Methodology and development
The development of the All on Board methodology was a collaborative process grounded in practice. It unfolded through several key stages, shaped by the contributions of youth workers and partner organizations committed to tackling a central challenge in the field: how to maintain young people’s interest and involvement throughout the life of a project, not just at the beginning.
The process began after an initial research phase that each partner carried out in their local context. Through surveys, interviews, and consultation with youth workers, the research revealed a widespread issue—youth participation tends to drop off over time. This disengagement often has little to do with a lack of interest from young people, and more to do with how activities are structured, communicated, or connected to their actual needs and motivations.
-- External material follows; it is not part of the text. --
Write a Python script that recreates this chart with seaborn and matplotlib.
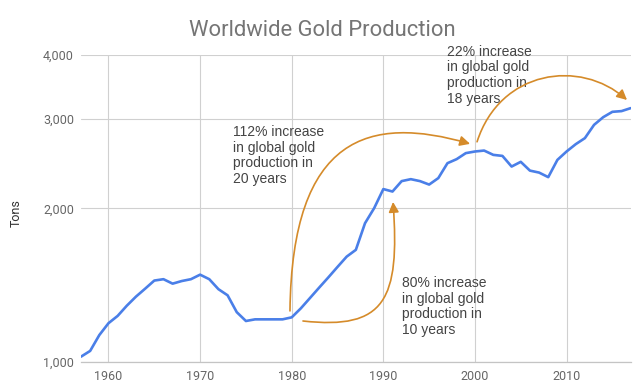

With these insights in hand, each organization entered a phase of focused brainstorming. Internally, they reflected on their own past experiences and began drafting initial concepts for engagement tools—whether activity formats, facilitation techniques, or program design ideas. These weren’t meant to be final products, but starting points: sketches based on field realities that could later be tested and shaped through dialogue.
The next step was to bring these drafts into conversation—literally. This happened during a Learning, Teaching, and Training Activity (LTTA) hosted in Tabbiano, Italy. The LTTA brought together the core partner teams along with selected youth workers from different countries. It was here, over a few concentrated days of work, that the ideas really began to take shape.
The sessions in Tabbiano combined collaborative refinement with hands-on experimentation. Participants rotated between presenting their draft ideas and participating in others’ proposed methods. They offered feedback, proposed modifications, and tested each tool against practical considerations: Would this work in a short-term setting? How would it adapt to different group sizes? What happens when motivation drops mid-way? How do we avoid relying on a single facilitator’s charisma? This kind of reflective exchange allowed the tools to evolve from theoretical ideas into grounded, adaptable strategies.
The LTTA also served as a space for mutual learning. Organizations and youth workers shared what engagement looked like in their own contexts—urban or rural, formal or informal, well-resourced or limited. This diversity became an asset, challenging assumptions and broadening the methodology’s relevance. In the end, the group produced a first version of the All on Board methodology—shaped by both professional insight and real-world testing.
What sets this methodology apart is its intention. From the beginning, the focus was on creating something that youth workers could genuinely use—not a set of abstract principles, but tools and approaches that reflect the messiness, creativity, and complexity of real youth work. It doesn’t offer easy fixes, but practical pathways to help young people feel ownership over their involvement and recognize their role as active participants in shaping what a project becomes.
The resulting methodology is flexible, modular, and open-ended. It recognizes that youth engagement is never static—it evolves over time, and so should the strategies we use to support it. By designing with this in mind, All on Board offers a foundation that can adapt to different projects, contexts, and groups—encouraging youth workers to continue experimenting, reflecting, and learning alongside the young people they support.